NCAR Annual Report > RAL Annual Report Contents > Strategic Priority > 2. Improving Prediction

Land Surface Modeling


Figure 1. Schematic showing the structure of the WRF model with urban-canopy parameterization. Application of the WRF/Noah/Urban coupled modeling system over Salt Lake City and surrounding complex terrain.

RAL scientists work to understand, through theoretical and observational studies, the complex biophysical, hydrological, and bio-geochemical interactions between the land-surface and the atmosphere at micro- and mesoscales. The ultimate goal is to integrate such knowledge into numerical mesoscale weather prediction and regional climate models to improve prediction of the impacts of land-surface processes on regional weather, climate, and hydrology. Land surface modeling efforts were funded in FY06 by NSF, the Air Force Weather Agency (AFWA), NOAA, NASA, and the CFD Research Corporation.

FY06 Accomplishments

The unified Noah land surface model (LSM) has been implemented in the official release WRF V2.0 since May 2004. Currently an advanced single-layer urban canopy model is being tested in WRF, together with a more-detailed urban land-use classification, and this new WRF urban-modeling capability is expected to be released later in 2006. The WRF/Noah-urban coupled modeling system, with 0.5-km grid spacing, and WRF forecast fields was used to drive a computational fluid dynamics (CFD)-model-based transport and dispersion model for a case study during the Urban 2000 field experiment conducted in Salt Lake City (Fig. 1). Verification results indicate that the use of the WRF forecasts by the quasi-steady CFD-Urban model has resulted in a significant improvement (by four or five times) in the accuracy of transport and dispersion calculations.

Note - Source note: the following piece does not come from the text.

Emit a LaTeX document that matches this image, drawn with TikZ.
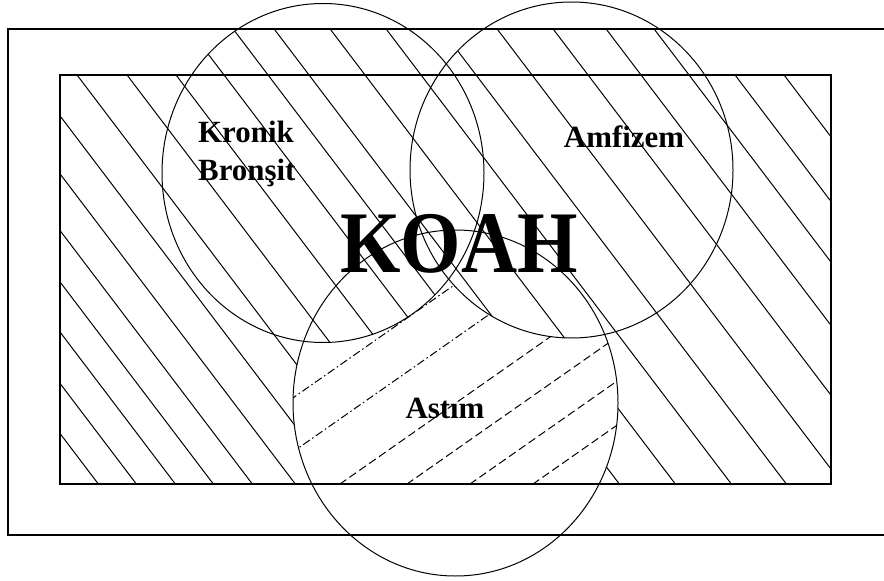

Although the important role of soil moisture in the development of deep-convection has been recognized, it remains the most difficult variable to obtain because there is no routine high-resolution observation of soil moisture at the continental scale. Thus, a High-Resolution Land Data Assimilation System (HRLDAS) has been developed to support the WRF/Noah coupled land surface modeling system and ATEC range forecasts. It uses observed hourly precipitation, solar radiation derived from satellite, and analyzed surface wind and temperature to force a land-surface model to simulate the evolution of soil moisture. In this system, the NCEP/NOAA hourly 4-km rainfall analysis, based on NEXRAD and rain-gauge observations, is used so that errors in soil moisture caused by precipitation and radiation bias in coupled modeling systems can be avoided. Long-term HRLDAS simulations were conducted over the U.S. Southern Great Plains region to support RAL land-atmospheric interaction studies for IHOP 2002 (Fig. 2).  The evaluation of HRLDAS using IHOP data was completed in FY06.


Figure 2. Soil moisture defined by HRLDAS for an IHOP 2002 period. Nested grids used for the HRLDAS IHOP-2002 experiment. (a) 12-km outer grid and 4-km inner grid; (b) HRLDAS surface volumetric soil moisture (contours in 0.02 m3 m-3 intervals starting from 0.02 m3 m-3) valid at 1200 UTC 29 May 2002.

FY07 Plans:

Work to improve the canopy resistance scheme in the coupled WRF/Noah system will continue. The NCEP/NCAR Unified Noah LSM will be released.  Enhancements to the coupled WRF/urban modeling system will be made, and an exploration of a possible two-way coupling between WRF/urban and CFD models will be conducted.  Development of an urbanized HRLDAS will also begin.